You know when people are being mean. They always say use a title. Telegraph communities ed Shane Richmond takes issue with Neil Thurman’s – make that Mr Thurman’s – study on UGC, which is available here. He calls it flawed. It isn’t flawed, of course.
It was done at a certain point in time and things, understandably perhaps, have moved on. Call me a pedant, but I’d say a flaw implied a failure in methodology not a failure in time.
But Mr Richmond – maybe I should say Shane – has a point. Most of the work on this study was done between 2004-6. The dates are all scrupulously recorded. The delay is not because Neil works at snails pace, it’s because the work was done for submission to an academic journal, and academic publishing is a slow old business. If it had been commissioned by the Telegraph, it would have been available rather more swiftly.
Academics who want research careers need academic publication in peer-reviewed journals. People will often talk to academics only on the understanding that the work is not published for some time – especially where there are perceived issues of commercial rivalry.

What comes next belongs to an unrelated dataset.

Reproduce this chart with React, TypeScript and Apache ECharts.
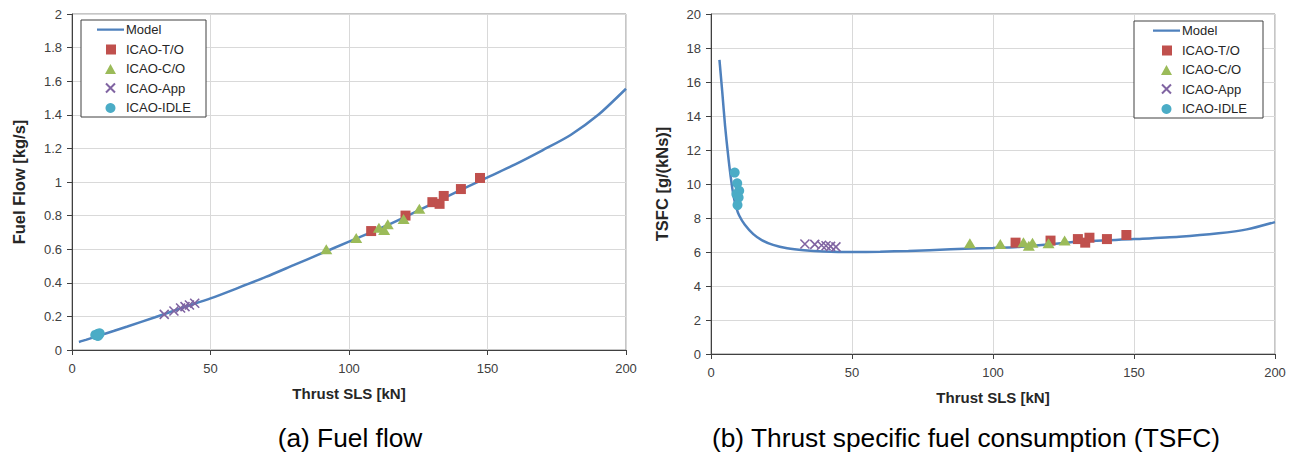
import React, { useEffect, useRef } from "react";
import * as echarts from "echarts";

// ---- Model curves ----
const modelFuelThrust = [2.5, 5, 10, 15, 20, 30, 40, 50, 60, 70, 80, 90, 100, 110, 120, 130, 140, 150, 160, 170, 180, 190, 200];
const modelFuel = [0.048, 0.06, 0.087, 0.113, 0.14, 0.195, 0.252, 0.307, 0.37, 0.435, 0.505, 0.575, 0.645, 0.715, 0.79, 0.87, 0.95, 1.027, 1.105, 1.19, 1.28, 1.4, 1.555];

const modelTsfcThrust = [3, 4, 5, 6, 7, 8, 9, 10, 12, 15, 18, 22, 27, 33, 40, 50, 60, 70, 85, 100, 110, 130, 150, 166, 180, 190, 200];
const modelTsfc = [17.3, 15.4, 13.4, 11.8, 10.4, 9.3, 8.6, 8.15, 7.6, 7.05, 6.7, 6.42, 6.22, 6.1, 6.03, 6.0, 6.02, 6.06, 6.16, 6.24, 6.31, 6.6, 6.76, 6.9, 7.1, 7.33, 7.76];

// ---- ICAO points ----
const toThrust = [108.0, 120.4, 130.1, 132.7, 134.2, 140.4, 147.3];
const toFuel = [0.708, 0.8, 0.88, 0.87, 0.917, 0.958, 1.024];
const toTsfc = [6.55, 6.67, 6.76, 6.55, 6.84, 6.76, 7.0];

const coThrust = [91.8, 102.6, 110.8, 112.7, 114.0, 119.7, 125.4];
const coFuel = [0.6, 0.667, 0.728, 0.714, 0.748, 0.78, 0.841];
const coTsfc = [6.51, 6.47, 6.57, 6.37, 6.55, 6.51, 6.67];

const appThrust = [33.3, 36.8, 39.2, 40.8, 42.4, 44.3];
const appFuel = [0.212, 0.232, 0.25, 0.258, 0.268, 0.278];
const appTsfc = [6.47, 6.45, 6.4, 6.37, 6.33, 6.3];

const idleThrust = [8.4, 9.3, 10.0, 9.0, 9.8, 9.4];
const idleFuel = [0.09, 0.096, 0.099, 0.087, 0.093, 0.084];
const idleTsfc = [10.67, 10.04, 9.6, 9.4, 9.2, 8.76];

const names = ["Model", "ICAO-T/O", "ICAO-C/O", "ICAO-App", "ICAO-IDLE"];

const zip = (a: number[], b: number[]) => a.map((v, i) => [v, b[i]]);

const C_LINE = "#4F81BD";
const C_TO = "#C0504D";
const C_CO = "#9BBB59";
const C_APP = "#8064A2";
const C_IDLE = "#4BACC6";
const FONT = "'Liberation Sans', Arial, sans-serif";
const CROSS = "path://M0,0L10,10M10,0L0,10";

// legend icons padded to a 27x11 box so that they are not stretched
const PAD = "M0,0L0.01,0M27,11L27.01,11";
const ICONS = [
  "path://M0,4.5H27V6.7H0Z" + PAD,
  "path://M9,1H19V11H9Z" + PAD,
  "path://M13.5,1L19,11H8Z" + PAD,
  "path://M9,1L18,10M18,1L9,10" + PAD,
  "path://M13.5,1A5,5 0 1,1 13.49,1Z" + PAD,
];

function seriesFor(idx: number, x: { m: number[]; mv: number[]; to: number[]; co: number[]; app: number[]; idle: number[] }) {
  return [
    {
      name: names[0], type: "line", xAxisIndex: idx, yAxisIndex: idx,
      data: zip(x.m, x.mv), symbol: "none", showSymbol: false, smooth: 0.25,
      lineStyle: { color: C_LINE, width: 2.5 }, itemStyle: { color: C_LINE }, z: 2,
    },
    {
      name: names[1], type: "scatter", xAxisIndex: idx, yAxisIndex: idx,
      data: zip(toThrust, x.to), symbol: "rect", symbolSize: 10,
      itemStyle: { color: C_TO, opacity: 1 }, z: 3,
    },
    {
      name: names[2], type: "scatter", xAxisIndex: idx, yAxisIndex: idx,
      data: zip(coThrust, x.co), symbol: "triangle", symbolSize: [12, 10],
      itemStyle: { color: C_CO, opacity: 1 }, z: 3,
    },
    {
      name: names[3], type: "scatter", xAxisIndex: idx, yAxisIndex: idx,
      data: zip(appThrust, x.app), symbol: CROSS, symbolSize: 9,
      itemStyle: { color: "rgba(0,0,0,0)", borderColor: C_APP, borderWidth: 1.6, opacity: 1 }, z: 3,
    },
    {
      name: names[4], type: "scatter", xAxisIndex: idx, yAxisIndex: idx,
      data: zip(idleThrust, x.idle), symbol: "circle", symbolSize: 10,
      itemStyle: { color: C_IDLE, opacity: 1 }, z: 3,
    },
  ];
}

function axisX(gridIndex: number) {
  return {
    type: "value", gridIndex, min: 0, max: 200, interval: 50,
    name: "Thrust SLS [kN]", nameLocation: "middle", nameGap: 36,
    nameTextStyle: { fontFamily: FONT, fontWeight: "bold", fontSize: 15, color: "#262626" },
    axisLine: { show: true, onZero: false, lineStyle: { color: "#404040", width: 1 } },
    axisTick: { show: true, inside: false, length: 5, lineStyle: { color: "#404040" } },
    axisLabel: { fontFamily: FONT, fontSize: 13, color: "#404040", margin: 12 },
    splitLine: { show: true, lineStyle: { color: "#d9d9d9", width: 1 } },
  };
}

function axisY(gridIndex: number, max: number, interval: number, name: string) {
  return {
    type: "value", gridIndex, min: 0, max, interval,
    name, nameLocation: "middle", nameGap: gridIndex === 0 ? 45 : 41,
    nameTextStyle: { fontFamily: FONT, fontWeight: "bold", fontSize: 16.5, color: "#262626" },
    axisLine: { show: true, onZero: false, lineStyle: { color: "#404040", width: 1 } },
    axisTick: { show: true, inside: false, length: 5, lineStyle: { color: "#404040" } },
    axisLabel: { fontFamily: FONT, fontSize: 13, color: "#404040", margin: 10 },
    splitLine: { show: true, lineStyle: { color: "#d9d9d9", width: 1 } },
  };
}

function legendAt(left: number, top: number, padding: number[]) {
  return {
    data: names.map((n, i) => ({ name: n, icon: ICONS[i] })),
    orient: "vertical", left, top,
    itemWidth: 27, itemHeight: 11, itemGap: 6.5,
    padding,
    borderColor: "#404040", borderWidth: 1, backgroundColor: "#fff",
    textStyle: { fontFamily: FONT, fontSize: 13, lineHeight: 13, color: "#262626", padding: [0, 0, 0, -3] },
    selectedMode: false,
  };
}

export default function App() {
  const ref = useRef<HTMLDivElement>(null);
  useEffect(() => {
    if (!ref.current) return;
    const chart = echarts.init(ref.current, undefined, { renderer: "svg" });
    chart.setOption({
      animation: false,
      backgroundColor: "#fff",
      grid: [
        { left: 72, right: 672, top: 14, bottom: 106, show: true, borderColor: "#8c8c8c", borderWidth: 1, backgroundColor: "transparent" },
        { left: 711, right: 23, top: 14, bottom: 102, show: true, borderColor: "#8c8c8c", borderWidth: 1, backgroundColor: "transparent" },
      ],
      xAxis: [axisX(0), axisX(1)],
      yAxis: [axisY(0, 2, 0.2, "Fuel Flow [kg/s]"), axisY(1, 20, 2, "TSFC [g/(kNs)]")],
      legend: [legendAt(81, 20, [3, 15, 3, 15]), legendAt(1134, 21, [3, 16, 3, 18])],
      series: [
        ...seriesFor(0, { m: modelFuelThrust, mv: modelFuel, to: toFuel, co: coFuel, app: appFuel, idle: idleFuel }),
        ...seriesFor(1, { m: modelTsfcThrust, mv: modelTsfc, to: toTsfc, co: coTsfc, app: appTsfc, idle: idleTsfc }),
      ],
      graphic: [
        { type: "text", x: 350, y: 438, style: { text: "(a) Fuel flow", fontFamily: FONT, fontSize: 26.3, fill: "#000", align: "center", verticalAlign: "middle" } },
        { type: "text", x: 966, y: 438, style: { text: "(b) Thrust specific fuel consumption (TSFC)", fontFamily: FONT, fontSize: 26.3, fill: "#000", align: "center", verticalAlign: "middle" } },
      ],
    });
    return () => chart.dispose();
  }, []);
  return <div ref={ref} style={{ position: "fixed", left: 0, top: 0, width: 1298, height: 456 }} />;
}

And so one of the costs of thoroughly checked, impeccably conducted research is time. Things change. Matthew Gentzkow authored a fascinating (ok – for this non-economist – excruciating) study on pay walls that would have been a massive boon to the Washington Post if it had appeared a few years earlier than 2007, when it finally made it into the prestigious American Economic Review.
Does academia need to speed up? Personally, I blog – and I like the peer review process of an open and contested online space – so I guess that makes me a certifiable speed freak. But life is not always lived in the now…
2 responses to “Studying User Generated Content – the need for speed”
Hi Adrian,
I think the fact that the world has changed since Mr Thurman, ok Neil, conducted his research is a pretty major flaw.
I have no doubt that Neil’s methodology was impeccable but what value does his study have? It’s a work of history. The only conclusions that can be drawn from it would be outdated ones.
I quite accept that that is not Neil’s fault but it’s still, for me, a major flaw.